Some 18800 ha of the reserve is declared a wilderness area; and additional parts of the reserve accommodate a diverse range of activities including bushwalking, cycling, swimming, fishing and sea kayaking.

==History==
The area was inhabited by the Bidawal indigenous people, and many shell middens have been found along the coastline. Art and burial sites are located at Wonboyn Beach within the reserve. The first Europeans to visit the area were survivors of Sydney Cove, who encountered members of the Bidawal tribe on 29 March 1797 while en route to Sydney.

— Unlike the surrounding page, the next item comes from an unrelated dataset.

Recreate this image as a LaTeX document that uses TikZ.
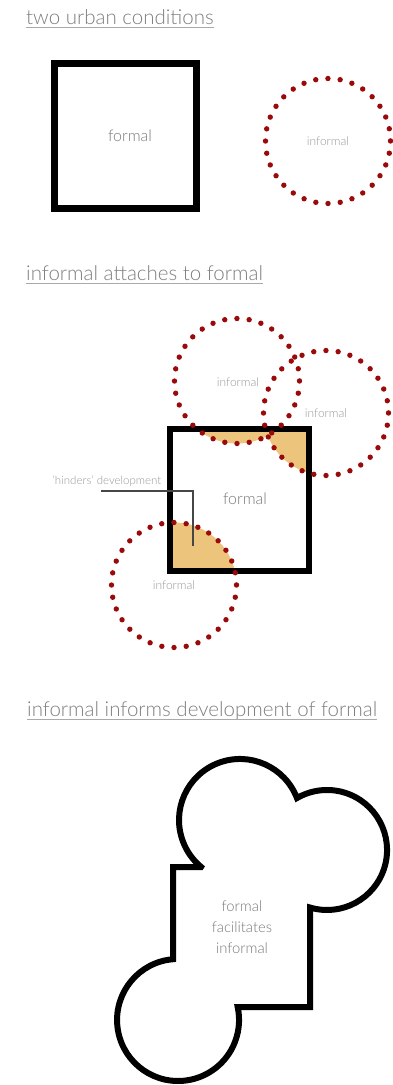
\documentclass[tikz,border=0pt]{standalone}
\usepackage{fontspec}
\setmainfont{Lato Light}
\definecolor{dotred}{RGB}{155,10,10}
\definecolor{sand}{RGB}{237,196,124}
\definecolor{titlegray}{RGB}{125,125,125}
\definecolor{linegray}{RGB}{170,170,170}
\definecolor{labelgray}{RGB}{120,120,120}
\definecolor{softgray}{RGB}{150,150,150}
\definecolor{leadgray}{RGB}{70,70,70}
\begin{document}
\begin{tikzpicture}[x=1pt,y=-1pt,
  title/.style={anchor=base west, inner sep=0pt, text=titlegray, font=\fontsize{20.5}{24}\selectfont},
  uline/.style={draw=linegray, line width=0.9pt},
  formalbox/.style={draw=black, line width=6.5pt},
  dotring/.style={draw=dotred, line width=5.4pt, line cap=round, dash pattern=on 0pt off 12.27pt},
  biglabel/.style={text=labelgray, inner sep=0pt, font=\fontsize{16}{19}\selectfont},
  smalllabel/.style={text=softgray, inner sep=0pt, font=\fontsize{12}{14}\selectfont},
  leader/.style={draw=leadgray, line width=2pt},
  blob/.style={draw=black, line width=6pt, line join=miter},
  overlap/.style={fill=sand}]
\useasboundingbox (0,0) rectangle (392,1085);

% ---------- two urban conditions ----------
\node[title] (t1) at (26,24) {two urban conditions};
\draw[uline] ([yshift=-3pt]t1.base west) -- ([yshift=-3pt]t1.base east);

\draw[formalbox] (54.3,63.3) rectangle (196.7,208.7);
\node[biglabel] (f1) at (130,136) {formal};

\draw[dotring] (328,141) circle[radius=62.5];
\node[smalllabel] (i1) at (328,141) {informal};

% ---------- informal attaches to formal ----------
\node[title] (t2) at (26,280) {informal attaches to formal};
\draw[uline] ([yshift=-3pt]t2.base west) -- ([yshift=-3pt]t2.base east);

\begin{scope}
  \clip (170,429) rectangle (309,571);
  \fill[overlap] (237,381) circle[radius=62.5];
  \fill[overlap] (326,413) circle[radius=62.5];
  \fill[overlap] (174,585) circle[radius=62.5];
\end{scope}
\draw[formalbox] (170,429) rectangle (309,571);
\node[biglabel] (f2) at (245,499) {formal};

\node[smalllabel, font=\fontsize{11.5}{14}\selectfont] (hd) at (107,481) {'hinders' development};
\coordinate (hdend) at (193,546);
\draw[leader] (101,491) -| (hdend);

\draw[dotring] (237,381) circle[radius=62.5];
\draw[dotring] (326,413) circle[radius=62.5];
\draw[dotring] (174,585) circle[radius=62.5];
\node[smalllabel] (ia) at (238,382) {informal};
\node[smalllabel] (ib) at (326,413) {informal};
\node[smalllabel] (ic) at (174,585) {informal};

% ---------- informal informs development of formal ----------
\node[title] (t3) at (27,716) {informal informs development of formal};
\draw[uline] ([yshift=-3pt]t3.base west) -- ([yshift=-3pt]t3.base east);

\draw[blob] (201,867) -- (173,867) -- (173,959.2)
  arc[start angle=-94.76, end angle=-372.3, radius=61]
  -- (310,1007) -- (310,907.5)
  arc[start angle=106.5, end angle=-120.1, radius=60]
  arc[start angle=-21.05, end angle=-230.3, radius=61] -- cycle;
\node[biglabel, align=center, font=\fontsize{14.8}{21}\selectfont] (f3) at (242,927) {formal\\facilitates\\informal};
\end{tikzpicture}
\end{document}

Since then, the region was impacted little by European settlement, with only two farms and surrounding acreage cultivated. In 1954, Allen Strom, Allan Fox and Charles Witheford proposed the gazetting of a reserve, to which the New South Wales Government responded by naming it the Nadgee Faunal Reserve in 1957. The reserve was enlarged with the addition of the (recently logged) upper catchment of the Nadgee River in the 1970s.

==Flora and fauna==
Vegetation types within the park include dry eucalyptus forest, heathland and saltwater wetlands. Much of the vegetation was burnt in bushfires in 1972 (from a lightning strike) and 1980 (from a logging burn-off). A variety of mammal species inhabit the reserve including swamp wallaby, eastern grey kangaroo, common wombat, agile and dusky antechinus and sugar glider.

===Birds===
The varied habitats support a wide variety of bird species, 34 of which occur in the heathland areas alone. Species of note include the sooty owl, eastern ground parrot, little tern and endangered eastern bristlebird. The reserve lies within the Nadgee to Mallacoota Inlet Important Bird Area, so identified by BirdLife International because it supports populations of eastern bristlebirds and pilotbirds as well as other significant fauna.